-- START DATA SHOWN --
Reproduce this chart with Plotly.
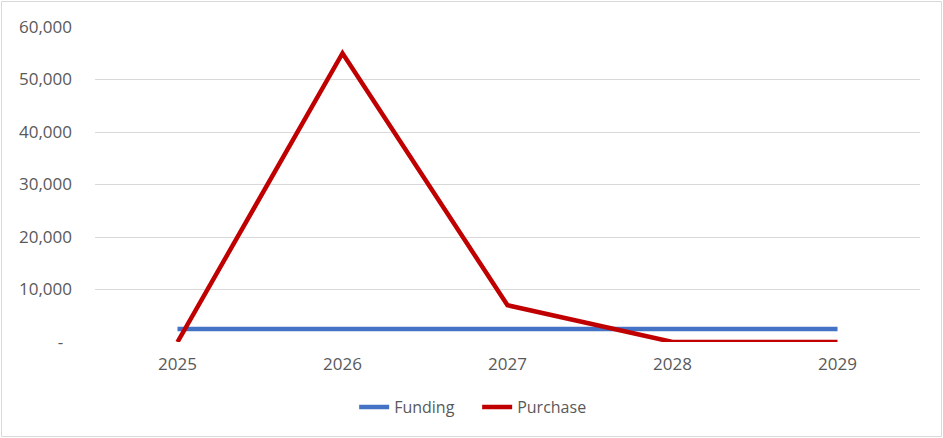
import plotly.graph_objects as go

years = ["2025", "2026", "2027", "2028", "2029"]
funding = [2500, 2500, 2500, 2500, 2500]
purchase = [0, 55000, 7000, 0, 0]

y_ticks = [0, 10000, 20000, 30000, 40000, 50000, 60000]
y_labels = ["-\u00a0\u00a0"] + [f"{v:,}" for v in y_ticks[1:]]

W, H = 943, 438
ML, MR, MT, MB = 95, 23, 27, 96

fig = go.Figure()
fig.add_trace(go.Scatter(x=years, y=funding, mode="lines", name="Funding",
                         line=dict(color="#4472C4", width=4.5)))
fig.add_trace(go.Scatter(x=years, y=purchase, mode="lines", name="Purchase",
                         line=dict(color="#C00000", width=4.5)))

# light frame around the whole chart
pw, ph = W - ML - MR, H - MT - MB
fig.add_shape(type="rect", xref="paper", yref="paper",
              x0=(1.5 - ML) / pw, x1=(W - 1.5 - ML) / pw,
              y0=-(H - 1.5 - MT - ph) / ph, y1=(MT - 1.5) / ph + 1,
              line=dict(color="#D9D9D9", width=1), layer="below")

fig.update_layout(
    width=W, height=H,
    margin=dict(l=ML, r=MR, t=MT, b=MB, autoexpand=False),
    paper_bgcolor="white", plot_bgcolor="white",
    font=dict(family="Open Sans, Segoe UI, sans-serif", size=17, color="#595959"),
    showlegend=True,
    legend=dict(orientation="h", xref="container", yref="container",
                x=0.506, xanchor="center", y=1 - 407 / H, yanchor="middle",
                bgcolor="rgba(0,0,0,0)", entrywidth=78, entrywidthmode="pixels",
                font=dict(size=16, color="#595959")),
    xaxis=dict(type="category", range=[-0.5, 4.5], showgrid=False,
               zeroline=False, showline=False, ticks="",
               ticklabelstandoff=10),
    yaxis=dict(range=[0, 60000], tickvals=y_ticks, ticktext=y_labels,
               showgrid=True, gridcolor="#D9D9D9", gridwidth=1,
               zeroline=False, showline=False, ticks="",
               ticklabelstandoff=22),
)

fig.write_html("out.html")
-- END DATA SHOWN --
• _EXERCISE_
Return exactly what appears from the opening line of the material through the line with "v in y_ticks[1:]]", apart from the pictures.

• _FULL RESPONSE_
Reproduce this chart with Plotly.
import plotly.graph_objects as go

years = ["2025", "2026", "2027", "2028", "2029"]
funding = [2500, 2500, 2500, 2500, 2500]
purchase = [0, 55000, 7000, 0, 0]

y_ticks = [0, 10000, 20000, 30000, 40000, 50000, 60000]
y_labels = ["-\u00a0\u00a0"] + [f"{v:,}" for v in y_ticks[1:]]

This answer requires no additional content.